The world has become a global village due to the increasing human population, which forces people to move to different regions searching for opportunities. The advancements in transportation and communication technologies have facilitated the movement even more. The shift in ideas from nationalism to a global community has impacted the business positively as businesspersons can locate their business wherever they see opportunities across the world. International business operations, however, lead to issues that discourage entrepreneurs from abroad business ventures, including how to manage a global workforce. Entrepreneurs, therefore, must address questions concerning technology, cultural differences, leadership, and legislative factors to succeed in creating a better global workforce.
Technology and Information System
Technology continues to facilitate international expansion of companies as it fosters communication and transportation and must be addressed for easy connection between employees in different facilities and the management headquarters (Noe et al., 2017). Common logistics require that all employees within an organization operate on the same system for easy sharing of information, uniformity of standards, and to enable the management to track and analyze data from all the facilities easily. Human resources professionals collect and analyze HR data globally to provide insights into new markets and necessary adjustments like reshuffling employees.
Some of how an organization can address the issue of technology include selecting an appropriate workforce automation system that is easy to use and which has an immediate ROI. The ROI helps to minimize labor costs, promote workforce productivity, and lower compliance risks.
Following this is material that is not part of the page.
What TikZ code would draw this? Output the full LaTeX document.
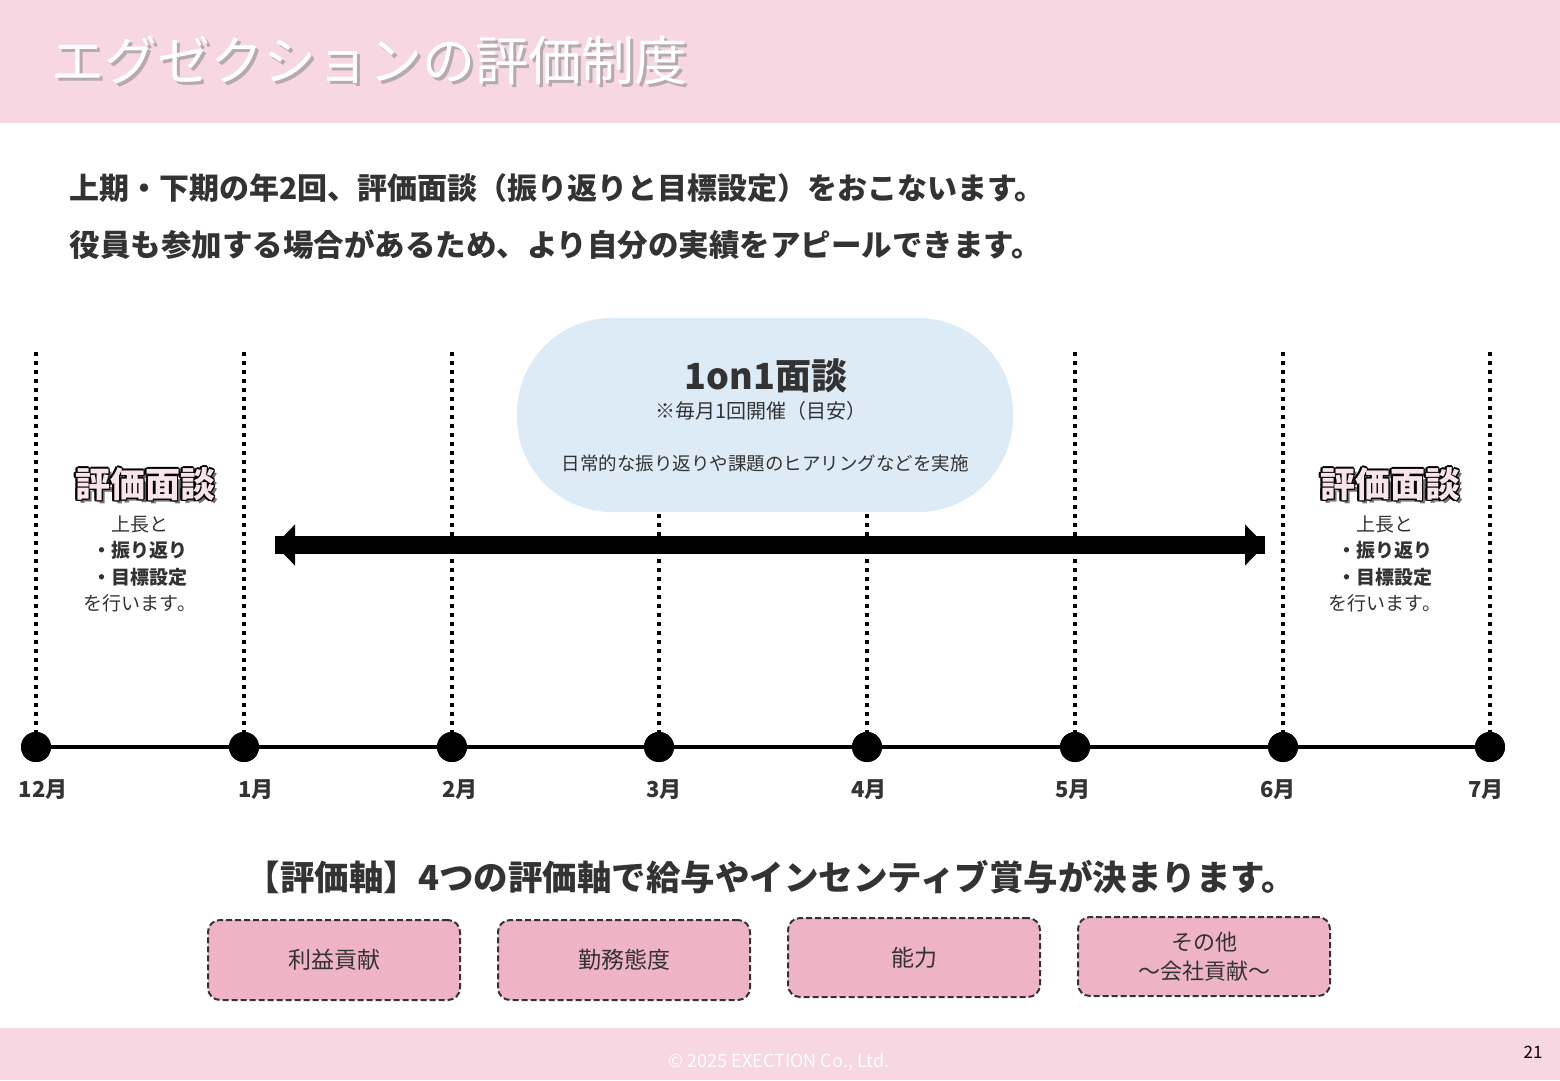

Organizations should also acquire workforce management systems that are easy to own and localize and which enhances the accessibility of information. Streamlining and consolidating systems helps the HR to assume a more strategic role which requires less daily transactional requirements.
IHR and global firms must deal with the challenges of understanding cultural norms and integrating workers into the organizational structure despite the differences. Understanding the rules helps avoid clashing with cultural expectations while at the same time, not compromising the organization. For example, some countries prioritize male leaders and thus employing a female leader may cause conflicts in society. Organizations must also align the tools of operation with the corporate culture to avoid challenges that may arise when trying to change the organizational culture to fit the available tools.
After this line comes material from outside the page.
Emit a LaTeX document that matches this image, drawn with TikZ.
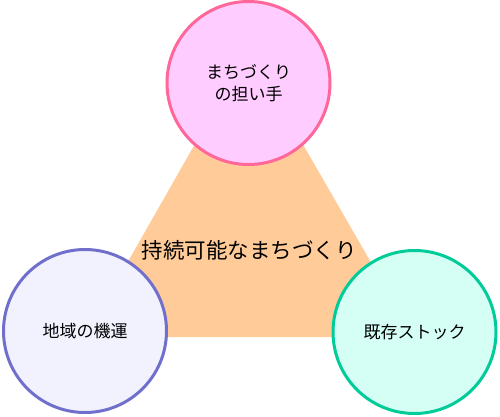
\documentclass[tikz,border=0pt]{standalone}
\usepackage{fontspec}
\setmainfont{Noto Sans CJK JP}
\definecolor{trifill}{HTML}{FFCC99}
\definecolor{pinkfill}{HTML}{FFCCFF}
\definecolor{pinkline}{HTML}{FF6699}
\definecolor{bluefill}{HTML}{F2F2FF}
\definecolor{blueline}{HTML}{7070CC}
\definecolor{greenfill}{HTML}{D5FFF5}
\definecolor{greenline}{HTML}{00CC99}
\tikzset{
  bubble/.style={circle, line width=3pt, minimum size=163pt, inner sep=0pt, align=center, font=\fontsize{17}{22}\selectfont},
  centertext/.style={font=\fontsize{21.5}{24}\selectfont, inner sep=0pt}
}
\begin{document}
\begin{tikzpicture}[x=1pt,y=-1pt]
\useasboundingbox (0,0) rectangle (500,416);
\coordinate (apex) at (248.5,50);
\coordinate (bl) at (85,337);
\coordinate (br) at (414,337);
\fill[trifill] (apex) -- (bl) -- (br) -- cycle;
\node[bubble, draw=pinkline, fill=pinkfill] (top) at (248.5,83) {まちづくり\\の担い手};
\node[bubble, draw=blueline, fill=bluefill] (left) at (85,331) {地域の機運};
\node[bubble, draw=greenline, fill=greenfill] (right) at (414.5,332) {既存ストック};
\node[centertext] (goal) at (249,250) {持続可能なまちづくり};
\end{tikzpicture}
\end{document}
Companies can overcome cultural differences by integrating continuous learning of the organization’s culture. An organization can overcome the challenge by hiring experienced consultants to help in the transition and align the corporate culture with the local culture. Global companies must also ensure a balance between standardization and localization in the different locations they operate in. The integration can be achieved by organizing workshops, where the employees are trained and taught of the organization’s culture. Global companies should ensure to include embracing diversity and encouraging cultural competence as the values of the company (MacGillivray & Golden, 2007).
The governance structure of an organization also influences how the organization executes globally. Global companies should encourage leadership structures that encourage more decisions to be made locally (Radda, Majidadi & Akanno, 2015). This helps in situations where consumer tastes and preferences are an important factor in production. Moreover, leaders are meant to inspire employees to recognize and exceed their potentials, and they must be people of a specific personality and with the right managerial skills. Organizational leaders with vast experience in running companies abroad are more likely to lead a global company to success as compared to leaders with limited experience. More qualities of leaders include excellent communication, flexibility, and perceptiveness. A leader should also have the vision to help the company grow to its full potential. Organizations should, therefore, develop a culture that promotes decision-making at the grassroots levels and employ leaders with the right skills and who can motivate, and formulate motivational strategies suitable for the local culture.
Organizations can only globalize their workforce if they can adhere to the local laws and regulations of different countries. This can be achieved by complying with international regulations that vary from one country to another. Some of the significant considerations include the minimum wage laws, which consist of pay regulations of any given country. Many states also have laws regarding special employee allowances and statutory employee benefits that global companies must pay. Failure to comply with business regulations leads to legal liabilities to the company (Gostin & Katz, 2016). Adherence to the tax laws of a country also influences the relationship between the company and the government.
Organizations can handle legal requirements by enquiring about the laws, learning, understanding and following them. Experts advise companies to automate compliance by embedding regulatory requirements into scheduling and payment processes. Organizations should also make audit information accessible.
The expansion of companies to global markets requires extensive planning and strategies for the business to succeed. To manage a global workforce successfully, companies require an efficient technology and information system and to integrate the local and corporate cultures. Companies also need skilled managers working under a conducive managerial structure that discourages micromanagement. The organization should ensure to abide by the regulations of the companies they operate in to avoid legal liabilities.
Gostin, L. O., & Katz, R. (2016). The International Health Regulations: the governing framework for global health security. The Milbank Quarterly, 94(2), 264-313.
MacGillivray, E. D., & Golden, D. (2007). Global diversity: Managing and leveraging diversity in a global workforce. International HR Journal, 4(1), 38-46.
Noe, R. A., Hollenbeck, J. R., Gerhart, B., & Wright, P. M. (2017). Human resource management: Gaining a competitive advantage. New York, NY: McGraw-Hill Education.Radda, A. A., Majidadi, M. A., & Akanno, S. N. (2015). Employee engagement: The new model of leadership. Indian Journal of Management Science, 5(2), 17.